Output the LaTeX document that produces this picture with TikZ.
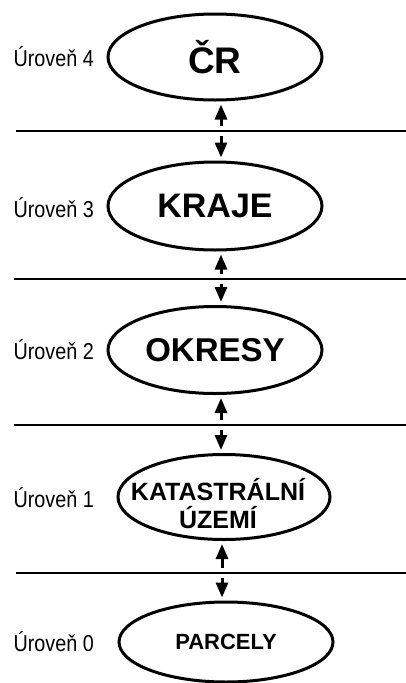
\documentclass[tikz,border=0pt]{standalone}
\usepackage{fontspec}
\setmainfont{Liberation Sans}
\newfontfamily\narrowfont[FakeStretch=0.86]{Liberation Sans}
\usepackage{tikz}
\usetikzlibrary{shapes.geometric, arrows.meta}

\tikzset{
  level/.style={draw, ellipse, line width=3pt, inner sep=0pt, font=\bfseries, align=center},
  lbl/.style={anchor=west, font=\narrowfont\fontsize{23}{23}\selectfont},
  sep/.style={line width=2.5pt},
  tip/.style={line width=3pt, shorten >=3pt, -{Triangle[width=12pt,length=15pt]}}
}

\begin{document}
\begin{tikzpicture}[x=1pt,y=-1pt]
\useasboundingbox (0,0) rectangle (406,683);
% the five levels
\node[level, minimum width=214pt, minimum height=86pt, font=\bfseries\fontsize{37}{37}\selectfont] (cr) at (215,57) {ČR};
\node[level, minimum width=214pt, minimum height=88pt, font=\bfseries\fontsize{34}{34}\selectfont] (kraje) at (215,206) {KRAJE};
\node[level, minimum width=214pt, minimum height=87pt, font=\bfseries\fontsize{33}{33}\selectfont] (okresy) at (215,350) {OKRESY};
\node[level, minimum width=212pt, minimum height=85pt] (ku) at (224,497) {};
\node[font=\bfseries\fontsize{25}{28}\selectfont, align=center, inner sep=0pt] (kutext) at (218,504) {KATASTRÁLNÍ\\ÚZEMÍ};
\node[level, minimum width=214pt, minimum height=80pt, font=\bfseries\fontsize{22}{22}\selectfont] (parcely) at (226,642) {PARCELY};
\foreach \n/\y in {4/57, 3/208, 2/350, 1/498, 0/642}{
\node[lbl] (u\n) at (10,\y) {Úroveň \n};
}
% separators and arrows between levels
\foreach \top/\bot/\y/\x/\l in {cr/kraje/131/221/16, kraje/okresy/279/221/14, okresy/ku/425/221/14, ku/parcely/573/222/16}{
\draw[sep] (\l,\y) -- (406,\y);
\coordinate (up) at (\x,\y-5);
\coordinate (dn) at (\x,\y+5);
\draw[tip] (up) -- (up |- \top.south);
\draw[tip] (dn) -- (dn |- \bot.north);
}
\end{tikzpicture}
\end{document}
***
** Aim of the exercise **
Each line of the data should be quoted exactly, with pictures left out.

** Full answer **
Output the LaTeX document that produces this picture with TikZ.
\documentclass[tikz,border=0pt]{standalone}
\usepackage{fontspec}
\setmainfont{Liberation Sans}
\newfontfamily\narrowfont[FakeStretch=0.86]{Liberation Sans}
\usepackage{tikz}
\usetikzlibrary{shapes.geometric, arrows.meta}

\tikzset{
  level/.style={draw, ellipse, line width=3pt, inner sep=0pt, font=\bfseries, align=center},
  lbl/.style={anchor=west, font=\narrowfont\fontsize{23}{23}\selectfont},
  sep/.style={line width=2.5pt},
  tip/.style={line width=3pt, shorten >=3pt, -{Triangle[width=12pt,length=15pt]}}
}

\begin{document}
\begin{tikzpicture}[x=1pt,y=-1pt]
\useasboundingbox (0,0) rectangle (406,683);
% the five levels
\node[level, minimum width=214pt, minimum height=86pt, font=\bfseries\fontsize{37}{37}\selectfont] (cr) at (215,57) {ČR};
\node[level, minimum width=214pt, minimum height=88pt, font=\bfseries\fontsize{34}{34}\selectfont] (kraje) at (215,206) {KRAJE};
\node[level, minimum width=214pt, minimum height=87pt, font=\bfseries\fontsize{33}{33}\selectfont] (okresy) at (215,350) {OKRESY};
\node[level, minimum width=212pt, minimum height=85pt] (ku) at (224,497) {};
\node[font=\bfseries\fontsize{25}{28}\selectfont, align=center, inner sep=0pt] (kutext) at (218,504) {KATASTRÁLNÍ\\ÚZEMÍ};
\node[level, minimum width=214pt, minimum height=80pt, font=\bfseries\fontsize{22}{22}\selectfont] (parcely) at (226,642) {PARCELY};
\foreach \n/\y in {4/57, 3/208, 2/350, 1/498, 0/642}{
\node[lbl] (u\n) at (10,\y) {Úroveň \n};
}
% separators and arrows between levels
\foreach \top/\bot/\y/\x/\l in {cr/kraje/131/221/16, kraje/okresy/279/221/14, okresy/ku/425/221/14, ku/parcely/573/222/16}{
\draw[sep] (\l,\y) -- (406,\y);
\coordinate (up) at (\x,\y-5);
\coordinate (dn) at (\x,\y+5);
\draw[tip] (up) -- (up |- \top.south);
\draw[tip] (dn) -- (dn |- \bot.north);
}
\end{tikzpicture}
\end{document}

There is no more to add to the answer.